Ryszard Czekala, “Son / Syn” (1970)

This short silent animation piece is one that Polish animator Ryszard Czekala is best known for and it’s easy to see why: its themes of rural-urban divide, generational separation, isolation and abandonment are universal. A rich businessman from the Big Smoke visits his parents on their remote farm: the elderly folk are glad to see him come back and serve him the best meal they can offer but the son spurns their humble lifestyle, reads his newspaper at the dinner table and races back to the city as soon as he is done with visiting. The parents are puzzled at his behaviour but resume their tilling and other work.

The animation looks dark and heavy but carries a sure solid power especially in scenes in which the farmer and his bullock are dragging a plough through heavy soil. The farmer and his wife have tired, worn faces and hands and fingers used to heavy labour over many years. I have the impression they have waited for a long time, years stretching into decades perhaps, for their son to return. Return he does but the long-awaited reunion is a disappointment. The film briefly touches on the couple’s bemused expressions and for a moment I think they are perhaps glad to see him leave, having observed his shallow and supercilious behaviour, before they pick up the rhythm of their lives again.

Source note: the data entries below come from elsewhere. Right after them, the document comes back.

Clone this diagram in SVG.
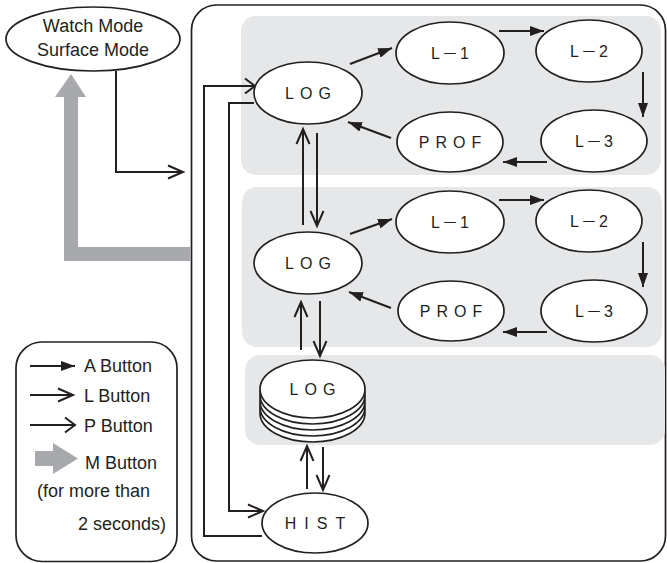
<svg xmlns="http://www.w3.org/2000/svg" width="667" height="563" viewBox="0 0 667 563">
<defs>
<marker id="mA" viewBox="0 0 14 10" refX="14" refY="5" markerWidth="14" markerHeight="10" markerUnits="userSpaceOnUse" orient="auto">
<path d="M0,0 L14,5 L0,10 z" fill="#231f20"/>
</marker>
<marker id="mL" viewBox="-2 -2 19 17" refX="15" refY="6.5" markerWidth="19" markerHeight="17" markerUnits="userSpaceOnUse" orient="auto" overflow="visible">
<path d="M0,0 L15,6.5 L0,13" fill="none" stroke="#231f20" stroke-width="2"/>
</marker>
<marker id="mP" viewBox="-2 -2 14 19" refX="10" refY="7.5" markerWidth="14" markerHeight="19" markerUnits="userSpaceOnUse" orient="auto" overflow="visible">
<path d="M0,0 L10,7.5 L0,15" fill="none" stroke="#231f20" stroke-width="2"/>
</marker>
</defs>
<style>
.panel{fill:#e6e7e8;}
.box{fill:#fff;stroke:#231f20;stroke-width:1.7;}
.node{fill:#fff;stroke:#231f20;stroke-width:1.7;}
.lbl{font-family:"Liberation Sans",Arial,sans-serif;font-size:16px;fill:#231f20;text-anchor:middle;letter-spacing:6px;}
.lbl2{font-family:"Liberation Sans","Noto Sans CJK JP",Arial,sans-serif;font-size:16px;fill:#231f20;text-anchor:middle;letter-spacing:2px;}
.txt{font-family:"Liberation Sans",Arial,sans-serif;font-size:18px;fill:#231f20;}
.c{fill:none;stroke:#231f20;stroke-width:2;}
.a{marker-end:url(#mA);}
.l{marker-end:url(#mL);}
.p{marker-end:url(#mP);}
.gray{fill:#a7a9ac;}
</style>

<rect class="box" x="191.5" y="5" width="474" height="556" rx="25"/>
<rect class="panel" x="241" y="16" width="420" height="159" rx="15"/>
<rect class="panel" x="242" y="187" width="420" height="160" rx="15"/>
<rect class="panel" x="245" y="355" width="420" height="90" rx="15"/>

<g id="connectors">
<path class="c a" d="M350,64 L392,48"/>
<path class="c a" d="M499,31 L544,31"/>
<path class="c a" d="M643,72 L643,117"/>
<path class="c a" d="M547,162 L503,162"/>
<path class="c a" d="M391,138 L348,122"/>
<path class="c a" d="M350,234 L392,219"/>
<path class="c a" d="M499,200 L544,200"/>
<path class="c a" d="M643,242 L643,287"/>
<path class="c a" d="M547,332 L503,332"/>
<path class="c a" d="M391,308 L349,292"/>
<path class="c l" d="M303,225 L303,129"/>
<path class="c l" d="M317,133 L317,226"/>
<path class="c l" d="M301,350 L301,302"/>
<path class="c l" d="M320,301 L320,356"/>
<path class="c l" d="M307,489 L307,446"/>
<path class="c l" d="M323,447 L323,490"/>
<path class="c p" d="M262,536 L204,536 L204,86 L255,86"/>
<path class="c l" d="M254,103 L229,103 L229,511 L263,511"/>
<path class="c l" d="M116,71 L116,172 L183,172"/>
<path class="gray" d="M191,247 L78,247 L78,97 L86,97 L71,74 L55,97 L64,97 L64,261 L191,261 Z"/>
</g>

<g id="watch">
<ellipse class="node" cx="93" cy="39" rx="87" ry="32"/>
<text class="txt" x="93" y="31.5" text-anchor="middle">Watch Mode</text>
<text class="txt" x="93" y="56" text-anchor="middle">Surface Mode</text>
</g>

<g id="log1"><ellipse class="node" cx="308" cy="93" rx="54" ry="31"/><text class="lbl" x="311" y="99">LOG</text></g>
<g id="l1a"><ellipse class="node" cx="450" cy="53" rx="54" ry="31"/><text class="lbl2" x="451" y="59">L－1</text></g>
<g id="l2a"><ellipse class="node" cx="589" cy="51" rx="53" ry="31"/><text class="lbl2" x="590" y="57">L－2</text></g>
<g id="l3a"><ellipse class="node" cx="594" cy="141" rx="53" ry="31"/><text class="lbl2" x="595" y="147">L－3</text></g>
<g id="profa"><ellipse class="node" cx="450" cy="142" rx="53" ry="30"/><text class="lbl" x="453" y="147.5">PROF</text></g>

<g id="log2"><ellipse class="node" cx="308" cy="263" rx="54" ry="31"/><text class="lbl" x="311" y="269">LOG</text></g>
<g id="l1b"><ellipse class="node" cx="450" cy="222" rx="54" ry="31"/><text class="lbl2" x="451" y="228">L－1</text></g>
<g id="l2b"><ellipse class="node" cx="589" cy="221" rx="53" ry="31"/><text class="lbl2" x="590" y="227">L－2</text></g>
<g id="l3b"><ellipse class="node" cx="594" cy="311" rx="53" ry="31"/><text class="lbl2" x="595" y="317">L－3</text></g>
<g id="profb"><ellipse class="node" cx="451" cy="311" rx="53" ry="30"/><text class="lbl" x="454" y="317">PROF</text></g>

<g id="logstack">
<ellipse class="node" cx="312.5" cy="413" rx="52.5" ry="29"/>
<ellipse class="node" cx="312.5" cy="407" rx="52.5" ry="29"/>
<ellipse class="node" cx="312.5" cy="401" rx="52.5" ry="29"/>
<ellipse class="node" cx="312.5" cy="395" rx="52.5" ry="29"/>
<ellipse class="node" cx="312.5" cy="389" rx="52.5" ry="29"/>
<text class="lbl" x="315.5" y="394.5">LOG</text>
</g>

<g id="hist"><ellipse class="node" cx="315" cy="523" rx="53" ry="30"/><text class="lbl" x="319" y="529" style="letter-spacing:8px">HIST</text></g>

<g id="legend">
<rect class="box" x="16" y="342" width="161" height="219.5" rx="26"/>
<path class="c a" d="M30,366 L75,366"/>
<path class="c l" d="M30,395 L73,395"/>
<path class="c p" d="M30,425 L75,425"/>
<path class="gray" d="M35,451 L53,451 L53,443 L78,458.5 L53,474 L53,466 L35,466 Z"/>
<text class="txt" x="84" y="372">A Button</text>
<text class="txt" x="84" y="402">L Button</text>
<text class="txt" x="84" y="432">P Button</text>
<text class="txt" x="85" y="469">M Button</text>
<text class="txt" x="37" y="497">(for more than</text>
<text class="txt" x="166" y="530" text-anchor="end">2 seconds)</text>
</g>
</svg>
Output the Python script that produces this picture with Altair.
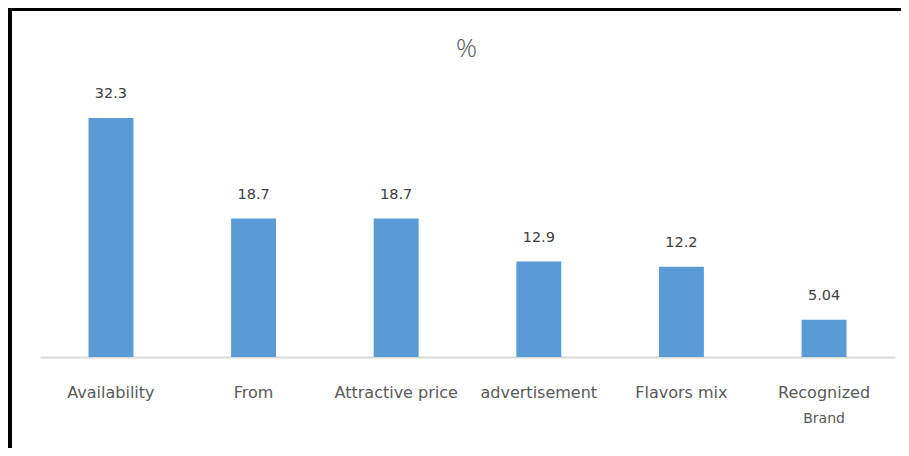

No dialogue is needed to convey the psychological and cultural chasm between the parents and their son as all that we need to know happens in their actions and in a small scene in which the son knocks a piece of bread off the table but fails to pick it up, expecting his parents to do so as if they were servants. They do so but not because they are his servants; every bit of food is precious sustenance.

It’s a paradox that sometimes the most powerful messages are delivered by short silent films such as this little work. Makes me wonder why I still bother to watch feature-length films sometimes.